We are asked to believe that somebody, or somebodies, in the Army took seriously that scene when Obi-Wan Kenobi finds that a storm trooper is blocking his way. Remember what happened? Wily old Obi-Wan puts his hand on the shoulder of the storm trooper, who then relents and lets him pass. As a Jedi warrior, Obi-Wan can do mind control, don’t you see.
The premise of The Men Who Stare at Goats is that there were enough Star Wars fans in the upper ranks of the Army that they got some money allocated to train guys to become Jedi warriors for real, and use mind control for military purposes. Hey, it could have happened. Crazier things have happened in the military. Enough people believed the premise that this movie, made mostly in New Mexico, returned a nice profit to the investors. (It cost $25 million to make and made about $70 million worldwide.)
The Men Who Stare at Goats has a respectable lineage in military black comedies such as M*A*S*H and Dr.
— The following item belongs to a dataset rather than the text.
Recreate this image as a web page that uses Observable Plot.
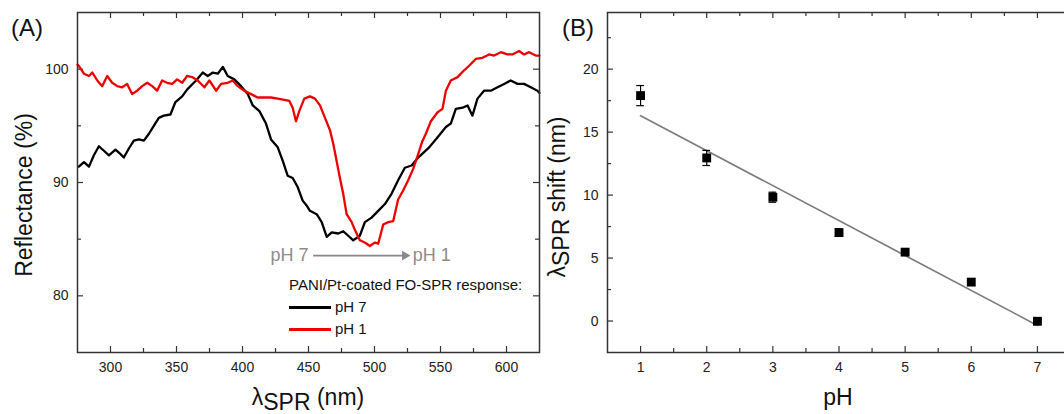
<!DOCTYPE html>
<html><head><meta charset="utf-8">
<script src="https://cdn.jsdelivr.net/npm/d3@7"></script>
<script src="https://cdn.jsdelivr.net/npm/@observablehq/plot@0.6"></script>
<style>
html,body{margin:0;padding:0;background:#fff;overflow:hidden;width:1064px;height:414px;}
#wrap{position:relative;width:1064px;height:414px;overflow:hidden;font-family:"Liberation Sans",Arial,sans-serif;color:#111;}
.panel{position:absolute;top:0;}
.t{position:absolute;white-space:nowrap;line-height:1;}
.rot{transform:translate(-50%,-50%) rotate(-90deg);}
.ctr{transform:translateX(-50%);}
.sw{position:absolute;height:3px;width:42px;}
</style>
</head><body>
<div id="wrap">
  <div id="pa" class="panel" style="left:0;width:560px;height:414px"></div>
  <div id="pb" class="panel" style="left:545px;width:535px;height:414px"></div>

  <div class="t" style="left:11px;top:16px;font-size:24px">(A)</div>
  <div class="t" style="left:562px;top:16px;font-size:24px">(B)</div>

  <div class="t rot" style="left:24px;top:195px;font-size:23px">Reflectance (%)</div>
  <div class="t ctr" style="left:308px;top:386px;font-size:23px">λ<span style="position:relative;top:5px">SPR</span> (nm)</div>

  <div class="t rot" style="left:557px;top:197px;font-size:23px">λ<span style="position:relative;top:4px">SPR</span> shift (nm)</div>
  <div class="t ctr" style="left:838px;top:386px;font-size:23px">pH</div>

  <div class="t" style="left:289px;top:277px;font-size:15px;line-height:16px">PANI/Pt-coated FO-SPR response:</div>
  <div class="sw" style="left:289px;top:306px;background:#000"></div>
  <div class="t" style="left:335px;top:299px;font-size:15px;line-height:16px">pH 7</div>
  <div class="sw" style="left:289px;top:328px;background:#e00"></div>
  <div class="t" style="left:335px;top:321px;font-size:15px;line-height:16px">pH 1</div>
</div>
<script>
// ---------- Panel A data: reflectance spectra ----------
const wlPH7 = [276,279.9,283.7,287.4,291.2,295,298.8,303.8,307.6,310.1,313.9,317.7,321.5,325.3,329.1,332.8,336.6,340.4,345.4,349.2,354.3,358,363.1,364.9,369.9,373.7,377.5,381.3,385.1,388.8,393.8,398.9,404,407.8,412.8,417.8,421.6,426.7,430.5,434.2,438,441.8,445.6,449,451.1,456.2,460,463.8,467.6,472.6,476.3,480.1,483.9,488.9,492.7,497.8,502.8,507.9,512.9,517.9,523,528.1,533.1,541.4,547.8,554.1,557.8,561.6,566.7,570.5,574.2,578,583,588.1,593.2,598.2,603.2,608.3,613.3,618.4,623.4,625];
const rPH7  = [91.4,91.8,91.4,92.4,93.2,92.8,92.4,92.9,92.5,92.2,93.0,93.7,93.8,93.7,94.3,95.0,95.7,95.9,96.0,97.1,97.6,98.2,98.8,99.0,99.7,99.4,99.7,99.6,100.2,99.4,99.1,98.5,97.8,96.8,96.3,95.2,93.8,93.1,91.9,90.6,90.4,89.6,88.4,87.9,87.5,87.2,86.5,85.2,85.6,85.5,85.7,85.3,84.9,85.3,86.5,86.9,87.5,88.1,89.0,90.2,91.3,91.5,92.2,93.1,94.0,94.9,95.2,96.5,96.6,96.8,95.9,97.4,98.1,98.1,98.4,98.7,99.0,98.7,98.7,98.4,98.1,97.9];

const wlPH1 = [275,276,279.9,283.7,286.2,290,293.7,297.5,301.3,305.1,308.9,312.6,316.4,320.2,324,327.8,331.6,335.3,339.1,342.9,346.7,350.5,354.3,358,361.8,366.1,371.1,374.9,380,383.8,388.8,392.6,396.4,401.4,406.5,411.5,416.5,421.6,426.7,431.7,435.5,438,440.5,443,446.8,451.1,454.9,458.7,462.5,466.3,468.8,471.3,473.8,476.3,478.9,482.7,485.2,488.9,492.7,496.5,500.3,502.8,506.6,510.4,514.2,517.9,521.7,525.5,529.3,533.1,536.1,538.9,542.7,547.8,551.5,554.1,557.8,562.9,567.9,571.7,576.7,581.8,586.8,590.6,595.7,600.7,604.5,609.5,613.3,617.1,622.2,625];
const rPH1  = [100.4,100.3,99.6,99.4,99.7,99.0,98.5,99.4,98.8,98.5,98.4,98.7,97.8,98.1,98.5,98.8,98.5,98.1,99.0,98.8,98.7,99.1,98.8,99.4,99.3,99.0,98.4,99.0,98.1,98.7,98.8,99.0,98.5,98.1,97.8,97.5,97.5,97.5,97.4,97.3,97.2,96.6,95.4,96.3,97.4,97.6,97.4,96.8,95.7,94.6,93.4,91.9,90.4,89.0,87.2,86.5,85.8,84.9,84.7,84.4,84.7,84.6,86.3,86.5,86.6,88.5,89.3,90.2,91.2,92.5,93.6,94.3,95.4,96.2,96.5,98.1,99.0,99.3,99.9,100.3,100.9,101.0,101.3,101.2,101.5,101.3,101.3,101.6,101.3,101.5,101.2,101.2];

const xTicksA = [300,350,400,450,500,550,600];
const xMinorA = [325,375,425,475,525,575];
const yTicksA = [80,90,100];
const yMinorA = [85,95];

// annotation (pH 7 -> pH 1 arrow)
const arrowFrom = {x: 453.5, y: 83.55};
const arrowTo   = {x: 524.5, y: 83.55};
const labelFrom = [{x: 450, y: 83.55, t: "pH 7"}];
const labelTo   = [{x: 529, y: 83.55, t: "pH 1"}];

// ---------- Panel B data: shift vs pH ----------
const pH       = [1, 2, 3, 4, 5, 6, 7];
const shiftNm  = [17.9, 12.95, 9.83, 7.02, 5.47, 3.09, -0.02];
const shiftErr = [0.8, 0.6, 0.4, 0.3, 0.15, 0.15, 0.1];
const fitPH    = [1, 7];
const fitShift = [16.3, -0.35];

const xTicksB = [1,2,3,4,5,6,7];
const xMinorB = [1.5,2.5,3.5,4.5,5.5,6.5];
const yTicksB = [0,5,10,15,20];
const yMinorB = [2.5,7.5,12.5,17.5,22.5];

const FONT = '"Liberation Sans", Arial, sans-serif';
const AX = "#333";

function frameTicks(xMaj, xMin, yMaj, yMin, pw, ph) {
  const s = {stroke: AX, strokeWidth: 1.2};
  return [
    Plot.ruleX(xMaj, {...s, insetTop: ph - 6}),
    Plot.ruleX(xMaj, {...s, insetBottom: ph - 6}),
    Plot.ruleX(xMin, {...s, insetTop: ph - 4}),
    Plot.ruleX(xMin, {...s, insetBottom: ph - 4}),
    Plot.ruleY(yMaj, {...s, insetRight: pw - 6}),
    Plot.ruleY(yMaj, {...s, insetLeft: pw - 6}),
    Plot.ruleY(yMin, {...s, insetRight: pw - 4}),
    Plot.ruleY(yMin, {...s, insetLeft: pw - 4})
  ];
}

// Panel A
{
  const W = 560, H = 414, ml = 77, mr = 21, mt = 12, mb = 62;
  const pw = W - ml - mr, ph = H - mt - mb;
  const black = wlPH7.map((x, i) => ({x, y: rPH7[i]}));
  const red = wlPH1.map((x, i) => ({x, y: rPH1[i]}));
  const svg = Plot.plot({
    width: W, height: H, marginLeft: ml, marginRight: mr, marginTop: mt, marginBottom: mb,
    style: {fontFamily: FONT, fontSize: "14px", color: "#222", background: "transparent"},
    x: {domain: [275, 625], ticks: xTicksA, tickSize: 0, tickPadding: 10, label: null, tickFormat: d3.format("d")},
    y: {domain: [75, 105], ticks: yTicksA, tickSize: 0, tickPadding: 9, label: null, tickFormat: d3.format("d")},
    marks: [
      ...frameTicks(xTicksA, xMinorA, yTicksA, yMinorA, pw, ph),
      Plot.line(black, {x: "x", y: "y", stroke: "#000", strokeWidth: 2.3}),
      Plot.line(red, {x: "x", y: "y", stroke: "#e00", strokeWidth: 2.3}),
      Plot.link([{a: arrowFrom, b: arrowTo}], {x1: d => d.a.x, y1: d => d.a.y, x2: d => d.b.x, y2: d => d.b.y, stroke: "#888", strokeWidth: 1.6}),
      Plot.dot([arrowTo], {x: "x", y: "y", symbol: "triangle", rotate: 90, r: 3.6, fill: "#888", dx: -2}),
      Plot.text(labelFrom, {x: "x", y: "y", text: "t", textAnchor: "end", fill: "#8c8c8c", fontSize: 18, fontFamily: FONT}),
      Plot.text(labelTo, {x: "x", y: "y", text: "t", textAnchor: "start", fill: "#8c8c8c", fontSize: 18, fontFamily: FONT}),
      Plot.frame({stroke: AX, strokeWidth: 1.5})
    ]
  });
  document.getElementById("pa").append(svg);
}

// Panel B
{
  const W = 535, H = 414, ml = 62, mr = 10, mt = 12, mb = 62;
  const pw = W - ml - mr, ph = H - mt - mb;
  const pts = pH.map((x, i) => ({x, y: shiftNm[i], e: shiftErr[i]}));
  const fit = fitPH.map((x, i) => ({x, y: fitShift[i]}));
  const cap = 0.058;
  const svg = Plot.plot({
    width: W, height: H, marginLeft: ml, marginRight: mr, marginTop: mt, marginBottom: mb,
    style: {fontFamily: FONT, fontSize: "14px", color: "#222", background: "transparent"},
    x: {domain: [0.5, 7.5], ticks: xTicksB, tickSize: 0, tickPadding: 10, label: null, tickFormat: d3.format("d")},
    y: {domain: [-2.5, 24.5], ticks: yTicksB, tickSize: 0, tickPadding: 9, label: null, tickFormat: d3.format("d")},
    marks: [
      ...frameTicks(xTicksB, xMinorB, yTicksB, yMinorB, pw, ph),
      Plot.line(fit, {x: "x", y: "y", stroke: "#7d7d7d", strokeWidth: 1.7}),
      Plot.ruleX(pts, {x: "x", y1: d => d.y - d.e, y2: d => d.y + d.e, stroke: "#000", strokeWidth: 1.2}),
      Plot.ruleY(pts, {y: d => d.y + d.e, x1: d => d.x - cap, x2: d => d.x + cap, stroke: "#000", strokeWidth: 1.2}),
      Plot.ruleY(pts, {y: d => d.y - d.e, x1: d => d.x - cap, x2: d => d.x + cap, stroke: "#000", strokeWidth: 1.2}),
      Plot.dot(pts, {x: "x", y: "y", symbol: "square", r: 5, fill: "#000"}),
      Plot.frame({stroke: AX, strokeWidth: 1.5})
    ]
  });
  document.getElementById("pb").append(svg);
}
</script>
</body></html>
Strangelove, and part of the problem with it is that it’s a little overwhelmed by these two great movies. They were so wild, so over the top, that they’re hard acts to follow.
The trouble is, we can’t decide whether we’re supposed to take Clooney seriously, or dismiss him as a buffoon. He goes on a road trip with the Ewan McGregor character, and wants him to believe that he has magical powers, but he obviously doesn’t, so who is he kidding? Himself or us? There’s no way to tell. So we can’t figure out how to take him either, and—how can I put this politely—our attention wanders.
It was a song that made me realize all this, and it gave me an odd experience. Director Grant Heslov uses Boston’s 1976 hit "More Than a Feeling" several times during the movie. This is one of those big anthemic songs that rock groups started to make after Bruce Springsteen’s "Born to Run." The big sound of that song, which overwhelmed everybody at concerts with the big sound that Bruce and the boys got out of stacked Marshall amps, inspired others to make big songs, too. The obvious example is Queen’s "We Will Rock You," but there’s also Jefferson Starship’s "We Built This City on Rock and Roll."